Advent: Longing for King Jesus
- Dr. John Mark Reynolds The Torrey Honors Institute
- 2011 30 Nov
December 7, 2009
Advent is here.
Advent is the time the church prepares for the coming of King Jesus at the Christ Mass.
We are excited for the simple reason that our secular princes always let us down. Christians are the most hard headed of people. We know that nobody can be trusted, because we don't trust ourselves.
Weirdly that does not make us bitter or cynical, because we always are in love with God and His creation. A lover may know his lover falls short of the mark, but he loves her anyway. What choice does he have? Love is not reasonable that way.
And yet we long for a world where the hero is really a hero and the prince is really princely.
We are sick of cynicism and discovering the feet of clay we know are there, but dread finding. We long for Emmanuel, God with us. We long with the rational hope of those who know there is a hunger that must be satisfied, but who have never found anybody to satisfy it. We know the Real King is coming at Christmas and we cannot wait.
We celebrate the first coming so heartily, I think, because we long for the second coming so mightily. Come King Jesus and deliver us from the rule of fallen men and women who fall short of even the lowest expectations.

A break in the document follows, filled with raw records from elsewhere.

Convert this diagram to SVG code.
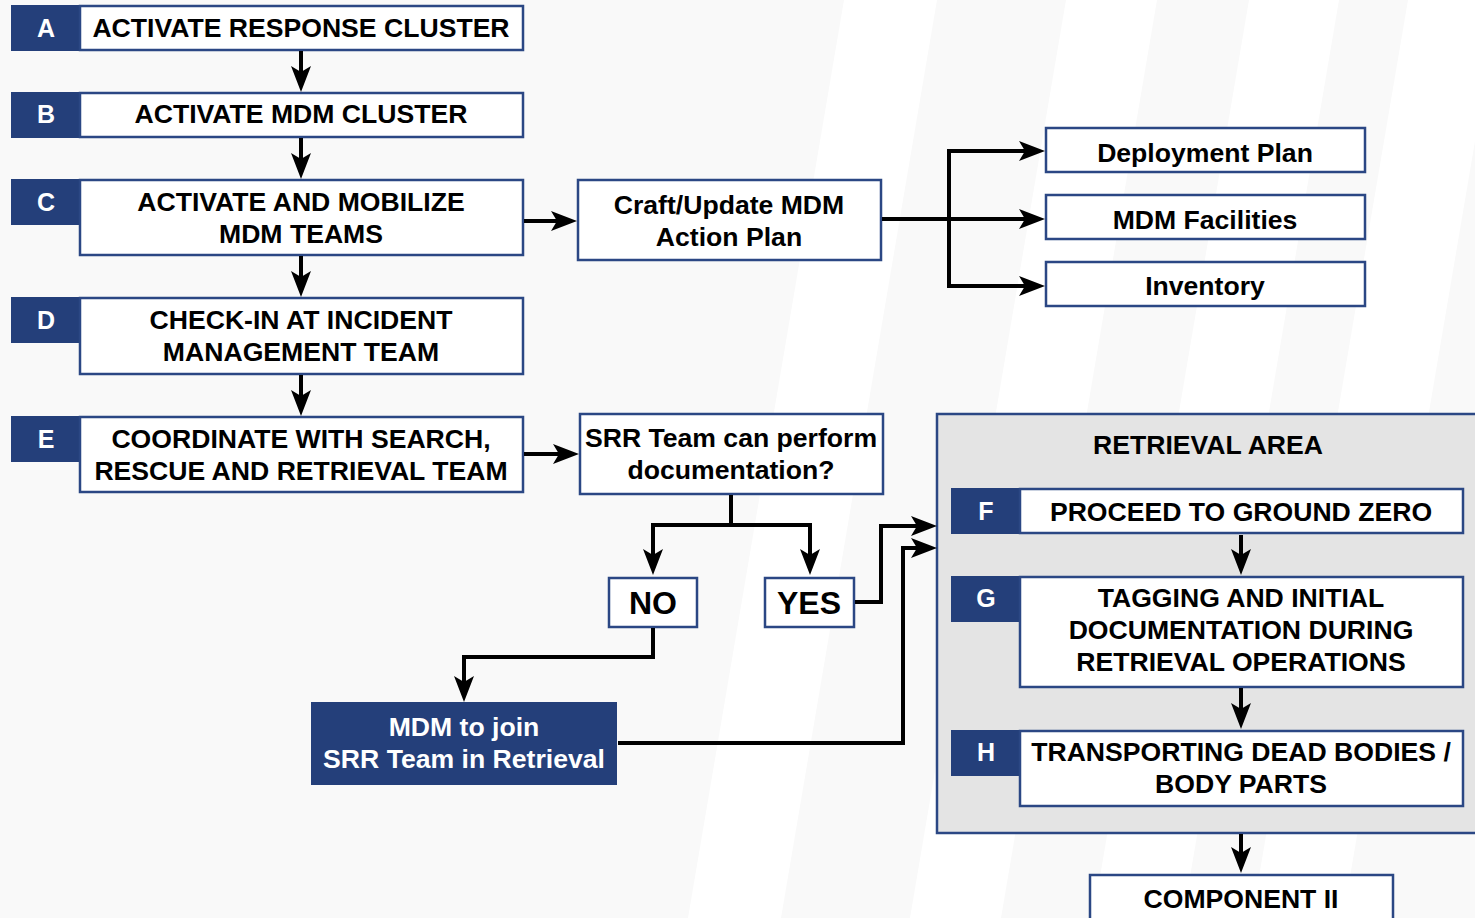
<svg xmlns="http://www.w3.org/2000/svg" width="1475" height="918" viewBox="0 0 1475 918">
  <style>
    .box { fill: #ffffff; stroke: #2b4784; stroke-width: 2.5; }
    .tab { fill: #243f7a; }
    .area { fill: #e4e4e4; stroke: #2b4784; stroke-width: 2.5; }
    .solid { fill: #243f7a; }
    text { font-family: "Liberation Sans", Arial, sans-serif; font-weight: bold; text-anchor: middle; }
    .t { font-size: 26.6px; fill: #000000; }
    .big { font-size: 32px; fill: #000000; }
    .lt { font-size: 25px; fill: #ffffff; }
    .wt { font-size: 26.6px; fill: #ffffff; }
    .link { fill: none; stroke: #000000; stroke-width: 4; stroke-linejoin: miter; marker-end: url(#head); }
  </style>
  <defs>
    <marker id="head" markerUnits="userSpaceOnUse" markerWidth="26" markerHeight="20" refX="14" refY="10" orient="auto" overflow="visible">
      <path d="M0,0 L26,10 L0,20 L6,10 Z" fill="#000000"/>
    </marker>
  </defs>

  <!-- backdrop with slanted light bands -->
  <g id="background">
    <rect x="0" y="0" width="1475" height="918" fill="#f9f9f9"/>
    <g fill="#ffffff">
      <polygon points="844,0 937,0 781,918 688,918"/>
      <polygon points="1066,0 1157,0 1001,918 910,918"/>
      <polygon points="1249,0 1339,0 1183,918 1093,918"/>
      <polygon points="1408,0 1499,0 1343,918 1252,918"/>
    </g>
  </g>

  <!-- retrieval area container -->
  <g id="retrieval-area">
    <rect class="area" x="937" y="414" width="560" height="419"/>
    <text class="t" x="1208" y="454">RETRIEVAL AREA</text>
  </g>

  <!-- step A -->
  <g id="node-a">
    <rect class="tab" x="11" y="5" width="69" height="46"/>
    <rect class="box" x="80" y="6" width="443" height="44"/>
    <text class="lt" x="46" y="37">A</text>
    <text class="t" x="301" y="37">ACTIVATE RESPONSE CLUSTER</text>
  </g>

  <!-- step B -->
  <g id="node-b">
    <rect class="tab" x="11" y="92" width="69" height="46"/>
    <rect class="box" x="80" y="93" width="443" height="44"/>
    <text class="lt" x="46" y="123">B</text>
    <text class="t" x="301" y="123">ACTIVATE MDM CLUSTER</text>
  </g>

  <!-- step C -->
  <g id="node-c">
    <rect class="tab" x="11" y="179" width="69" height="46"/>
    <rect class="box" x="80" y="180" width="443" height="75"/>
    <text class="lt" x="46" y="211">C</text>
    <text class="t" x="301" y="211">ACTIVATE AND MOBILIZE</text>
    <text class="t" x="301" y="243">MDM TEAMS</text>
  </g>

  <!-- step D -->
  <g id="node-d">
    <rect class="tab" x="11" y="297" width="69" height="46"/>
    <rect class="box" x="80" y="298" width="443" height="76"/>
    <text class="lt" x="46" y="329">D</text>
    <text class="t" x="301" y="329">CHECK-IN AT INCIDENT</text>
    <text class="t" x="301" y="361">MANAGEMENT TEAM</text>
  </g>

  <!-- step E -->
  <g id="node-e">
    <rect class="tab" x="11" y="416" width="69" height="46"/>
    <rect class="box" x="80" y="417" width="443" height="75"/>
    <text class="lt" x="46" y="448">E</text>
    <text class="t" x="301" y="448">COORDINATE WITH SEARCH,</text>
    <text class="t" x="301" y="480">RESCUE AND RETRIEVAL TEAM</text>
  </g>

  <!-- action plan -->
  <g id="node-action-plan">
    <rect class="box" x="578" y="180" width="303" height="80"/>
    <text class="t" x="729" y="214">Craft/Update MDM</text>
    <text class="t" x="729" y="246">Action Plan</text>
  </g>

  <g id="node-deployment-plan">
    <rect class="box" x="1046" y="128" width="319" height="44"/>
    <text class="t" x="1205" y="162">Deployment Plan</text>
  </g>

  <g id="node-facilities">
    <rect class="box" x="1046" y="195" width="319" height="44"/>
    <text class="t" x="1205" y="229">MDM Facilities</text>
  </g>

  <g id="node-inventory">
    <rect class="box" x="1046" y="262" width="319" height="44"/>
    <text class="t" x="1205" y="295">Inventory</text>
  </g>

  <!-- decision -->
  <g id="node-srr-question">
    <rect class="box" x="580" y="414" width="303" height="80"/>
    <text class="t" x="731" y="447">SRR Team can perform</text>
    <text class="t" x="731" y="479">documentation?</text>
  </g>

  <g id="node-no">
    <rect class="box" x="609" y="578" width="88" height="49"/>
    <text class="big" x="653" y="614">NO</text>
  </g>

  <g id="node-yes">
    <rect class="box" x="765" y="578" width="89" height="49"/>
    <text class="big" x="809" y="614">YES</text>
  </g>

  <g id="node-join">
    <rect class="solid" x="311" y="702" width="306" height="83"/>
    <text class="wt" x="464" y="736">MDM to join</text>
    <text class="wt" x="464" y="768">SRR Team in Retrieval</text>
  </g>

  <!-- steps inside retrieval area -->
  <g id="node-f">
    <rect class="tab" x="951" y="488" width="69" height="46"/>
    <rect class="box" x="1020" y="489" width="443" height="44"/>
    <text class="lt" x="986" y="520">F</text>
    <text class="t" x="1241" y="521">PROCEED TO GROUND ZERO</text>
  </g>

  <g id="node-g">
    <rect class="tab" x="951" y="576" width="69" height="46"/>
    <rect class="box" x="1020" y="577" width="443" height="110"/>
    <text class="lt" x="986" y="607">G</text>
    <text class="t" x="1241" y="607">TAGGING AND INITIAL</text>
    <text class="t" x="1241" y="639">DOCUMENTATION DURING</text>
    <text class="t" x="1241" y="671">RETRIEVAL OPERATIONS</text>
  </g>

  <g id="node-h">
    <rect class="tab" x="951" y="730" width="69" height="46"/>
    <rect class="box" x="1020" y="731" width="443" height="75"/>
    <text class="lt" x="986" y="761">H</text>
    <text class="t" x="1241" y="761">TRANSPORTING DEAD BODIES /</text>
    <text class="t" x="1241" y="793">BODY PARTS</text>
  </g>

  <g id="node-component-ii">
    <rect class="box" x="1090" y="875" width="303" height="60"/>
    <text class="t" x="1241" y="908">COMPONENT II</text>
  </g>

  <!-- connectors -->
  <g id="connectors">
    <path class="link" d="M301,51 V80"/>
    <path class="link" d="M301,138 V167"/>
    <path class="link" d="M301,256 V285"/>
    <path class="link" d="M301,375 V404"/>
    <path class="link" d="M524,221 H565"/>
    <path class="link" d="M524,454 H567"/>
    <path class="link" d="M882,219 H1033"/>
    <path class="link" d="M949,219 V151 H1033"/>
    <path class="link" d="M949,219 V286 H1033"/>
    <path class="link" d="M731,495 V525 H653 V563"/>
    <path class="link" d="M731,525 H810 V563"/>
    <path class="link" d="M653,628 V657 H464 V690"/>
    <path class="link" d="M855,602 H881 V526 H925"/>
    <path class="link" d="M618,743 H903 V548 H925"/>
    <path class="link" d="M1241,535 V563"/>
    <path class="link" d="M1241,688 V717"/>
    <path class="link" d="M1241,834 V861"/>
  </g>
</svg>
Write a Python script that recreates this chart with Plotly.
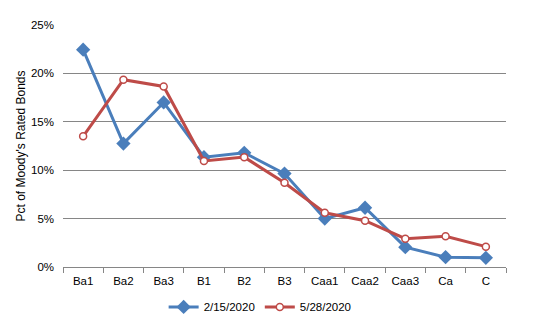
import plotly.graph_objects as go

ratings = ["Ba1", "Ba2", "Ba3", "B1", "B2", "B3", "Caa1", "Caa2", "Caa3", "Ca", "C"]
feb_2020 = [22.45, 12.75, 17.0, 11.35, 11.8, 9.65, 5.0, 6.12, 2.05, 1.02, 0.95]
may_2020 = [13.5, 19.35, 18.65, 10.95, 11.35, 8.7, 5.6, 4.78, 2.92, 3.18, 2.1]
y_ticks = [0, 5, 10, 15, 20, 25]
y_tick_labels = ["0%", "5%", "10%", "15%", "20%", "25%"]

font = "Liberation Sans, Arial, sans-serif"

fig = go.Figure()
fig.add_trace(go.Scatter(
    x=ratings, y=feb_2020, name="2/15/2020", mode="lines+markers",
    line=dict(color="#4A7EBB", width=3),
    marker=dict(symbol="diamond", size=11, color="#4A7EBB"),
))
fig.add_trace(go.Scatter(
    x=ratings, y=may_2020, name="5/28/2020", mode="lines+markers",
    line=dict(color="#BE4B48", width=3),
    marker=dict(symbol="circle", size=7, color="white",
                line=dict(color="#BE4B48", width=1.5)),
))

fig.update_layout(
    width=548, height=326,
    margin=dict(l=63, r=42, t=25, b=59, autoexpand=False),
    paper_bgcolor="white", plot_bgcolor="white",
    font=dict(family=font, size=11.5, color="black"),
    showlegend=True,
    legend=dict(orientation="h",
                x=0.445, xanchor="center", y=-0.165, yanchor="middle",
                font=dict(size=11.5), itemwidth=30, tracegroupgap=0),
    xaxis=dict(
        type="category", range=[-0.5, 10.5],
        showgrid=False, showline=False, zeroline=False,
        ticks="outside", tickson="boundaries", ticklen=5,
        tickcolor="#868686", tickwidth=1,
        tickfont=dict(size=11.5), ticklabelstandoff=5,
    ),
    yaxis=dict(
        range=[0, 25], tickvals=y_ticks, ticktext=y_tick_labels,
        showgrid=True, gridcolor="#868686", gridwidth=1,
        showline=False, zeroline=True, zerolinecolor="#868686", zerolinewidth=1,
        ticks="", ticklen=0, ticklabelstandoff=8,
        tickfont=dict(size=11.5),
        title=dict(text="Pct of Moody's Rated Bonds", font=dict(size=12), standoff=2),
    ),
)

fig.write_html("out.html")
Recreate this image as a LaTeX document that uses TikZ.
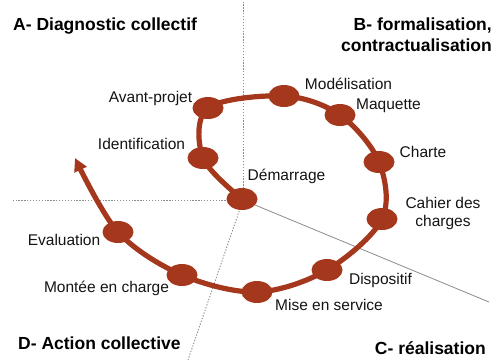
\documentclass[tikz,border=0pt]{standalone}
\usepackage{fontspec}
\setmainfont{Liberation Sans}
\usetikzlibrary{arrows.meta,shapes.geometric}
\definecolor{spiralred}{HTML}{A5371D}
\definecolor{axisgray}{HTML}{8C8C8C}
\begin{document}
\begin{tikzpicture}[x=1pt,y=-1pt,
  spiral/.style={draw=spiralred, line width=5.2pt, line cap=round, -{Triangle[length=13pt,width=13pt]}},
  stage/.style={shape=ellipse, fill=spiralred, minimum width=31pt, minimum height=22pt, inner sep=0pt},
  lbl/.style={font=\fontsize{15.5}{18}\selectfont, anchor=mid, inner sep=0pt, text=black!92},
  head/.style={font=\fontsize{17.5}{21}\selectfont\bfseries, inner sep=0pt},
  axisdot/.style={draw=axisgray, line width=0.9pt, dash pattern=on 1.3pt off 1.6pt},
  axissolid/.style={draw=axisgray, line width=0.8pt}
]
\useasboundingbox (0,0) rectangle (497,360);
\fill[white] (0,0) rectangle (497,360);

% axes
\coordinate (O) at (243,200);
\coordinate (axtop) at (243,2);
\coordinate (axleft) at (12,200);
\coordinate (axll) at (188,360);
\coordinate (axlr) at (489,302);
\draw[axisdot] (O) -- (axtop);
\draw[axisdot] (O) -- (axleft);
\draw[axisdot] (O) -- (axll);
\draw[axissolid] (O) -- (axlr);

% stage positions
\coordinate (pdem) at (242,199);
\coordinate (pide) at (203,158);
\coordinate (pava) at (208,108);
\coordinate (pmod) at (284,96);
\coordinate (pmaq) at (340,115);
\coordinate (pcha) at (379,162);
\coordinate (pcah) at (382,219);
\coordinate (pdis) at (327,270);
\coordinate (pmis) at (257,292);
\coordinate (pmon) at (182,275);
\coordinate (peva) at (118,232);
\coordinate (ptip) at (75,158);

\draw[spiral] plot[smooth, tension=0.55] coordinates {(pdem) (pide) (pava) (pmod) (pmaq) (pcha) (pcah) (pdis) (pmis) (pmon) (peva) (ptip)};

\node[stage] (dem) at (pdem) {};
\node[stage] (ide) at (pide) {};
\node[stage] (ava) at (pava) {};
\node[stage] (mod) at (pmod) {};
\node[stage] (maq) at (pmaq) {};
\node[stage] (cha) at (pcha) {};
\node[stage] (cah) at (pcah) {};
\node[stage] (dis) at (pdis) {};
\node[stage] (mis) at (pmis) {};
\node[stage] (mon) at (pmon) {};
\node[stage] (eva) at (peva) {};

% stage labels
\node[lbl] (tava) at (150.5,100) {Avant-projet};
\node[lbl] (tide) at (141.5,147) {Identification};
\node[lbl] (tmod) at (348.5,87) {Modélisation};
\node[lbl] (tmaq) at (388.5,107) {Maquette};
\node[lbl] (tcha) at (423,155) {Charte};
\node[lbl] (tdem) at (286.5,178) {Démarrage};
\node[lbl, align=center, anchor=center] (tcah) at (443,213) {Cahier des\\charges};
\node[lbl] (tdis) at (380.5,282) {Dispositif};
\node[lbl] (tmis) at (329,308) {Mise en service};
\node[lbl] (tmon) at (106.5,290) {Montée en charge};
\node[lbl] (teva) at (64,243) {Evaluation};

% quadrant headings
\node[head, anchor=mid west] (hA) at (13,28) {A- Diagnostic collectif};
\node[head, anchor=north east, align=right] (hB) at (492,18) {B- formalisation,\\contractualisation};
\node[head, anchor=mid east] (hC) at (486,352) {C- réalisation};
\node[head, anchor=mid west] (hD) at (18,347) {D- Action collective};
\end{tikzpicture}
\end{document}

Come, oh come, Emmanuel and rescue captive Israel.
The giving of gifts at Christmas has become ugly and sordid. We are encouraged to buy things we cannot afford and to give things nobody in their right minds would really want, but there is a good behind the gift giving. We want to make happy people we love and mistakenly believe gifts can do it. Gifts are just the outward sign of what we should be giving them inwardly, but we go on doing the outer act even when the real inner reality is missing.
We love so much that we wish that things were the way they should be instead of the way they are.
I think the aspiration is something and those that mock it are foolish. The most foolish gift given this Christmas is at least a gift. It is full of bad motives. It is selfish more than it is altruistic. It is base more than it is sublime, but there is some charity in it.
So little we do has any charity at all that this small act of giving looms large to us. It is a good thing, or at least a partially good thing, in the midst of near total depravity. We celebrate the first coming as a down payment of the second.
Come, King Jesus! Deliver us from EU bureaucrats, from hypocrites in the religious right and idiots in the religious left. Save us from Obama, Palin and ourselves. We know that we are not the One we are waiting for, because if we were there would be not hope at all.
You are the One we are waiting for.
Come, oh come Emmanuel, and rescue captive Israel.